7. Part X Corporate Records and Reports of the new NBCO brings the reporting requirements of Nevis in line with international reporting standards evidenced in Sections 101-107:

  1. Section 103 provides that a corporation shall keep proper books and records including where applicable, material underlying documentation including contracts and invoices and should reflect details of:
  2. all sums of money received and expended by the corporation, and the matters in respect of which the receipt and expenditure takes place; and
  3. all sales and purchases and other transactions and the assets and liabilities of the corporation.
  4. The books and records should:
    1. correctly explain all transactions;
    2. enable the financial position of the corporation to be determined with reasonable accuracy at any time; and
    3. allow financial statements to be prepared.
  5. The books and records which a corporation is required to keep shall be preserved by it for a minimum period of five (5) years from the date on which they are prepared.
  6. The books and records of a corporation shall be kept at the registered office of the corporation or at such other place or places as the directors think fit.
  7. The Section 103 record keeping requirements are far more extensive than what was previously stipulated in the old NBCO. This new regime is viewed as a protective measure to reduce corporations being used as instruments of fraud.
  8. Further, Section 102 places a heavy burden on Registered Agents who are required to keep bearer share certificates and maintain a record of each such certificate issued by a corporation, failing which a registered agent may be fined $30,000.00 Eastern Caribbean Currency and or suspension or revocation of their licence.

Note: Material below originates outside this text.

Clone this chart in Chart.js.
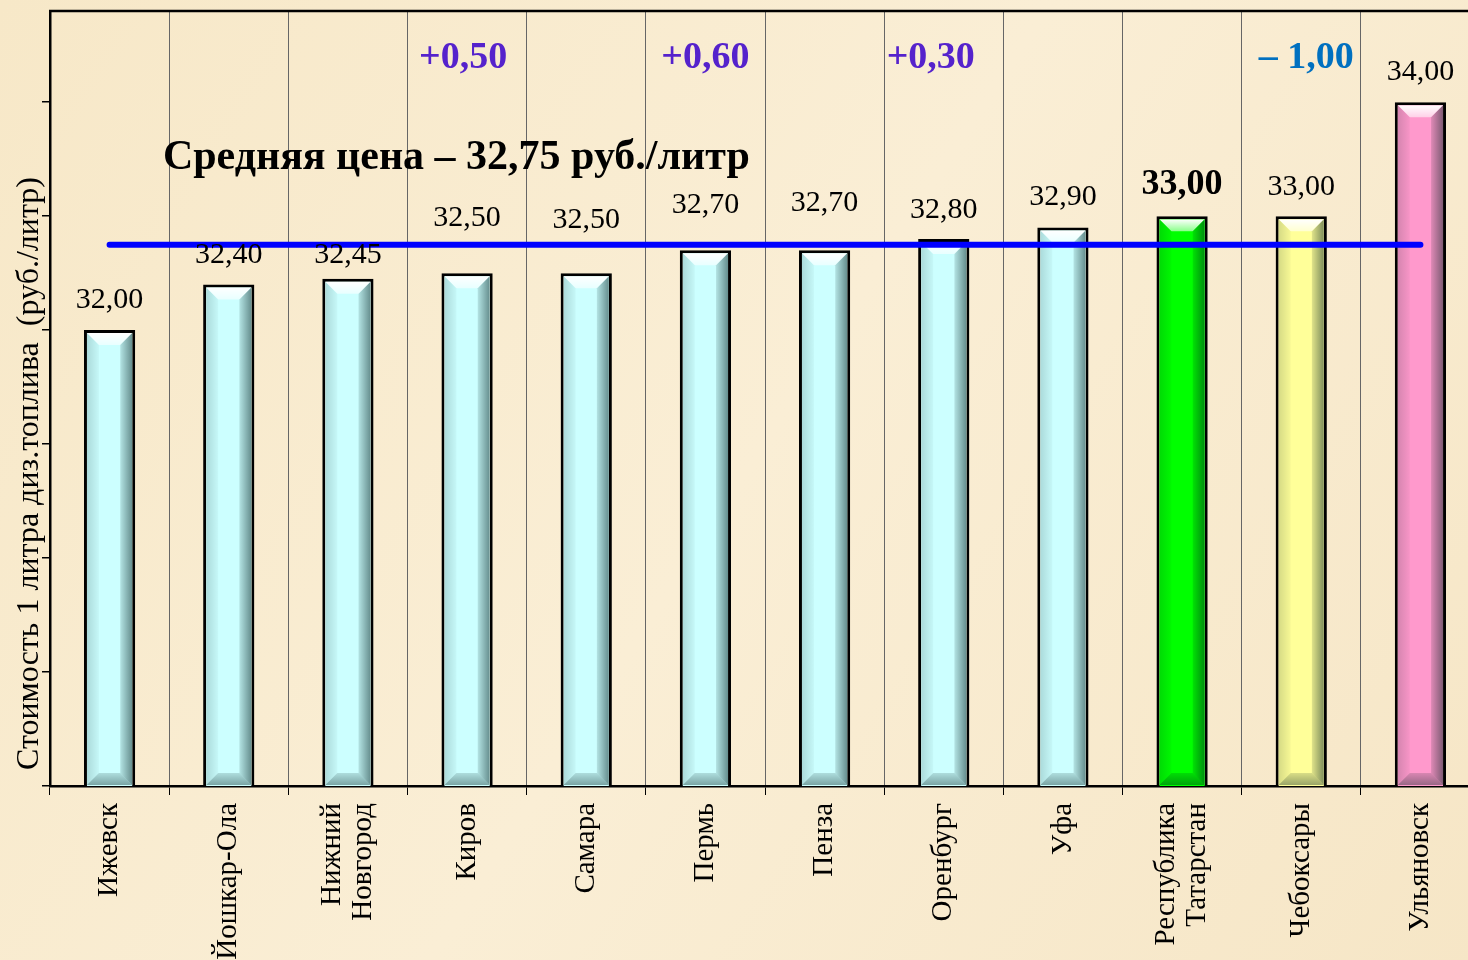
<!DOCTYPE html>
<html>
<head>
<meta charset="utf-8">
<script src="https://cdn.jsdelivr.net/npm/chart.js@4.4.1/dist/chart.umd.min.js"></script>
<style>
  html, body { margin: 0; padding: 0; overflow: hidden; background: #f8ead0; }
  #wrap { position: relative; width: 1482px; height: 960px; }
</style>
</head>
<body>
<div id="wrap"><canvas id="chart"></canvas></div>
<script>
const cities = ['Ижевск', 'Йошкар-Ола', ['Нижний', 'Новгород'], 'Киров', 'Самара', 'Пермь',
  'Пенза', 'Оренбург', 'Уфа', ['Республика', 'Татарстан'], 'Чебоксары', 'Ульяновск'];
const prices = [32.00, 32.40, 32.45, 32.50, 32.50, 32.70, 32.70, 32.80, 32.90, 33.00, 33.00, 34.00];
const priceLabels = ['32,00', '32,40', '32,45', '32,50', '32,50', '32,70', '32,70', '32,80', '32,90', '33,00', '33,00', '34,00'];
const changes = ['', '', '', '+0,50', '', '+0,60', '', '+0,30', '', '', '– 1,00', ''];
const averagePrice = 32.75;
const averageText = 'Средняя цена – 32,75 руб./литр';
const yTitle = 'Стоимость 1 литра диз.топлива  (руб./литр)';

const barColors = ['#ccffff', '#ccffff', '#ccffff', '#ccffff', '#ccffff', '#ccffff',
  '#ccffff', '#ccffff', '#ccffff', '#00ff00', '#ffff99', '#ff99cc'];
// distance (px) from bar top to the middle of its value label
const labelLift = [30, 29, 24, 55, 53, 45, 47, 29, 30, 31, 29, 30];
// small sideways nudges of the change notes
const changeShift = [0, 0, 0, -4, 0, 0, 0, -13, 0, 0, 5, 0];
const changeColors = ['#5522cc', '#5522cc', '#5522cc', '#5522cc', '#5522cc', '#5522cc',
  '#5522cc', '#5522cc', '#5522cc', '#5522cc', '#0070c0', '#5522cc'];
const SERIF = '"Liberation Serif", "Times New Roman", serif';

const background = {
  id: 'background',
  beforeDraw(chart) {
    const { ctx, width, height } = chart;
    ctx.save();
    const g = ctx.createLinearGradient(0, 0, width, height);
    g.addColorStop(0, '#f7e8c8');
    g.addColorStop(0.5, '#faeed5');
    g.addColorStop(1, '#f6e6c6');
    ctx.fillStyle = g;
    ctx.fillRect(0, 0, width, height);
    ctx.restore();
  },
  beforeDatasetsDraw(chart) {
    const { ctx, chartArea: a } = chart;
    ctx.save();
    ctx.strokeStyle = '#000';
    ctx.lineWidth = 2.5;
    ctx.beginPath();
    ctx.moveTo(a.left - 1, a.top);
    ctx.lineTo(a.right, a.top);
    ctx.stroke();
    ctx.restore();
  }
};

// city names, rotated, multi-line names centred on their tick
const cityLabels = {
  id: 'cityLabels',
  afterDraw(chart) {
    const { ctx } = chart;
    const xs = chart.scales.x;
    const lh = 31;
    ctx.save();
    ctx.font = '29px ' + SERIF;
    ctx.fillStyle = '#000';
    ctx.textAlign = 'right';
    ctx.textBaseline = 'middle';
    cities.forEach((name, i) => {
      const lines = Array.isArray(name) ? name : [name];
      const px = xs.getPixelForTick(i);
      lines.forEach((line, j) => {
        ctx.save();
        ctx.translate(px + (j - (lines.length - 1) / 2) * lh, xs.top + 17);
        ctx.rotate(-Math.PI / 2);
        ctx.fillText(line, 0, 0);
        ctx.restore();
      });
    });
    ctx.restore();
  }
};

const bevel = {
  id: 'bevel',
  afterDatasetDraw(chart, args) {
    if (args.meta.type !== 'bar') return;
    const ctx = chart.ctx;
    const area = chart.chartArea;
    args.meta.data.forEach(el => {
      const { x, y, base, width } = el.getProps(['x', 'y', 'base', 'width'], true);
      const l = x - width / 2 + 3, r = x + width / 2 - 3, t = y + 3;
      const b = Math.min(base, area.bottom) - 1;
      const d = 12;
      ctx.save();
      ctx.beginPath();
      ctx.rect(l, t, r - l, b - t);
      ctx.clip();
      // top facet
      let g = ctx.createLinearGradient(0, t, 0, t + d);
      g.addColorStop(0, 'rgba(255,255,255,1)');
      g.addColorStop(1, 'rgba(255,255,255,0.55)');
      ctx.fillStyle = g;
      ctx.beginPath();
      ctx.moveTo(l, t); ctx.lineTo(r, t); ctx.lineTo(r - d, t + d); ctx.lineTo(l + d, t + d); ctx.closePath();
      ctx.fill();
      // right facet
      g = ctx.createLinearGradient(r - d, 0, r, 0);
      g.addColorStop(0, 'rgba(0,30,30,0.12)');
      g.addColorStop(1, 'rgba(0,30,30,0.5)');
      ctx.fillStyle = g;
      ctx.beginPath();
      ctx.moveTo(r, t); ctx.lineTo(r, b); ctx.lineTo(r - d, b - d); ctx.lineTo(r - d, t + d); ctx.closePath();
      ctx.fill();
      // left facet
      g = ctx.createLinearGradient(l, 0, l + d, 0);
      g.addColorStop(0, 'rgba(0,30,30,0.16)');
      g.addColorStop(1, 'rgba(0,30,30,0.03)');
      ctx.fillStyle = g;
      ctx.beginPath();
      ctx.moveTo(l, t); ctx.lineTo(l + d, t + d); ctx.lineTo(l + d, b - d); ctx.lineTo(l, b); ctx.closePath();
      ctx.fill();
      // bottom facet
      g = ctx.createLinearGradient(0, b - d, 0, b);
      g.addColorStop(0, 'rgba(0,30,30,0.15)');
      g.addColorStop(1, 'rgba(0,30,30,0.4)');
      ctx.fillStyle = g;
      ctx.beginPath();
      ctx.moveTo(l, b); ctx.lineTo(l + d, b - d); ctx.lineTo(r - d, b - d); ctx.lineTo(r, b); ctx.closePath();
      ctx.fill();
      ctx.restore();
    });
  }
};

const texts = {
  id: 'texts',
  afterDatasetsDraw(chart) {
    const { ctx, scales: { x, y } } = chart;
    const meta = chart.getDatasetMeta(1);
    ctx.save();
    ctx.textAlign = 'center';
    ctx.textBaseline = 'middle';
    ctx.fillStyle = '#000';
    meta.data.forEach((bar, i) => {
      const bold = i === 9;
      ctx.font = (bold ? 'bold 36px ' : '30px ') + SERIF;
      ctx.fillText(priceLabels[i], bar.x, bar.y - labelLift[i]);
    });
    ctx.font = 'bold 38px ' + SERIF;
    changes.forEach((c, i) => {
      if (!c) return;
      ctx.fillStyle = changeColors[i];
      ctx.fillText(c, x.getPixelForValue(i) + changeShift[i], y.getPixelForValue(34.39));
    });
    ctx.fillStyle = '#000';
    ctx.font = 'bold 42px ' + SERIF;
    ctx.fillText(averageText, x.getPixelForValue(2.91), y.getPixelForValue(33.51));
    ctx.restore();
  }
};

new Chart(document.getElementById('chart'), {
  data: {
    labels: cities,
    datasets: [
      {
        type: 'line',
        data: cities.map(() => averagePrice),
        borderColor: '#0000ff',
        borderWidth: 6,
        borderCapStyle: 'round',
        pointRadius: 0,
        fill: false
      },
      {
        type: 'bar',
        data: prices,
        backgroundColor: barColors,
        borderColor: '#000',
        borderWidth: 3,
        barPercentage: 0.43,
        categoryPercentage: 1
      }
    ]
  },
  options: {
    responsive: true,
    maintainAspectRatio: false,
    animation: false,
    layout: { padding: { top: 11, left: 0, right: 2, bottom: 0 } },
    plugins: { legend: { display: false }, tooltip: { enabled: false } },
    scales: {
      x: {
        grid: {
          color: '#666',
          lineWidth: 1,
          borderDash: [2, 2],
          tickBorderDash: [],
          tickColor: '#000',
          tickLength: 9
        },
        border: { color: '#000', width: 2.5 },
        ticks: { display: false, autoSkip: false },
        afterFit(s) { s.height = 174; }
      },
      y: {
        min: 28,
        max: 34.8,
        ticks: { display: false, stepSize: 1 },
        afterBuildTicks(s) { s.ticks = s.ticks.filter(t => Number.isInteger(t.value)); },
        grid: { drawOnChartArea: false, drawTicks: true, tickLength: 8, color: '#000', lineWidth: 1.5 },
        border: { color: '#000', width: 2.5 },
        title: {
          display: true,
          text: '  ' + yTitle,
          align: 'start',
          color: '#000',
          padding: { top: 14, bottom: 0 },
          font: { family: SERIF, size: 32, lineHeight: 1.0 }
        },
        afterFit(s) { s.width = 50; }
      }
    }
  },
  plugins: [background, bevel, texts, cityLabels]
});
</script>
</body>
</html>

8. Part XV Taxes and Exemptions (Sections 136-143) has several new features which are salient to highlight:

  1. Firstly, Nevis International Business Corporations continue to be tax exempt, once that corporation does no business in Saint Christopher and Nevis. There will be no corporate tax, income tax, withholding tax, stamp tax, asset tax, exchange controls, or other fees or taxes based upon or measured by assets or income originating outside of Saint Christopher and Nevis or in connection with other activities outside of Saint Christopher and Nevis or in connection with matters of corporate administration which may occur in Saint Christopher and Nevis.  Additionally, dividend payments or distributions by a corporation are exempt from general tax or withholding tax.
  2. Nevis International Business Corporations have the option of becoming tax resident, wherein a tax resident certificate will be issued. That tax resident certificate is a certificate issued by the Minister of Finance to a corporation which has elected to be tax resident in Nevis for all intents and purposes.  Once tax resident, corporate residency taxes will have to be paid.  Corporations have the option of any time during the income year for which it is tax resident to cease to be tax resident on completion and signing the prescribed form requesting from the Minister of Finance a change in its status.
  3. None of the following activities will be viewed as doing business in Nevis for the purposes of being taxed, unless a corporation has elected to be tax resident:
    1. maintaining bank accounts in Nevis;
    2. holding meetings of directors or shareholders in Nevis;
    3. maintaining corporate or financial books and records in Nevis;
    4. maintaining an administrative office in Nevis with respect to assets, business or activities done outside of Nevis;
    5. maintaining a registered agent in Nevis;
    6. investing in shares of a Nevis company, international business corporations or investing in the interest of Nevis limited liability companies, acting as a partner of partnership registered under the Partnership Act or the Limited Partnership Act, or as a beneficiary of an international trust or qualified foreign trust; or
    7. acquires real property in a local, industrial or tourist facility provided always that such property shall be situated in a project or development approved and authorized by the Nevis Island Administration.
    8. With respect to the maintenance of an administrative office, no corporation shall maintain an administrative office in Nevis unless licensed to do so by the Minister of Finance. The penalties for having an unlicensed administrative office attracts a fine of $30,000.00 and the corporation being struck from the Register of Corporations.  A license may be obtained on application to the Minister of Finance.  Nevis International Business Corporations incorporated before the new NBCO who have administrative offices have a 30 day grace period from the commencement of the new NBCO to obtain a license.
    9. Tax resident Nevis International Business Corporations are subject to the penalty provisions of the Tax Administration and Procedures Ordinance Chapter 6.11(N). Late filing of tax returns incurs a penalty equal to five percent of the amount of the tax owing and a further one percent of the amount of tax owing for each month or part of the month during which the failure to file continues.  If the Comptroller makes a demand for tax returns to be filed or for any information relevant to determining a taxpayer’s tax liability and that demand is not fulfilled, a penalty of $1,000 in the case of a taxpayer’s income tax liability and $5000 in the case of a taxpayer’s other tax liability will be incurred.  The underpayment of tax due to fraud or negligence incurs a penalty of 25 per cent of the underpayment.  It is crucial to note that the Tax Administration and Procedures Ordinance holds directors of corporations liable for unpaid taxes.


9. There is now a general penalty clause for any violation of the new NBCO which does not specify a penalty. The penalty sum is a fine not exceeding $10,000.00 Eastern Caribbean Currency.


10. At the time of writing, there has not yet been any changes in government fees related to the new NBCO.


Written by Dia C. Forrester: Ms. Forrester is a Partner at Daniel Brantley and may be contacted via email at dia.forrester@danielbrantley.com.


[1] The views expressed in this Article are solely those of the author.

[2] The Nevis Business Corporation Ordinance 2017 comes into force when gazetted.  At the date of writing, the legislation was not yet gazetted.

[3] See tax resident provisions discussed in paragraph 8(2) herein.

[4] That consideration should be coupled with whether or not the corporation is minded to have on public record who the signatories of a transaction are and details of the transaction – one takes the position that ensuring priority status should prevail.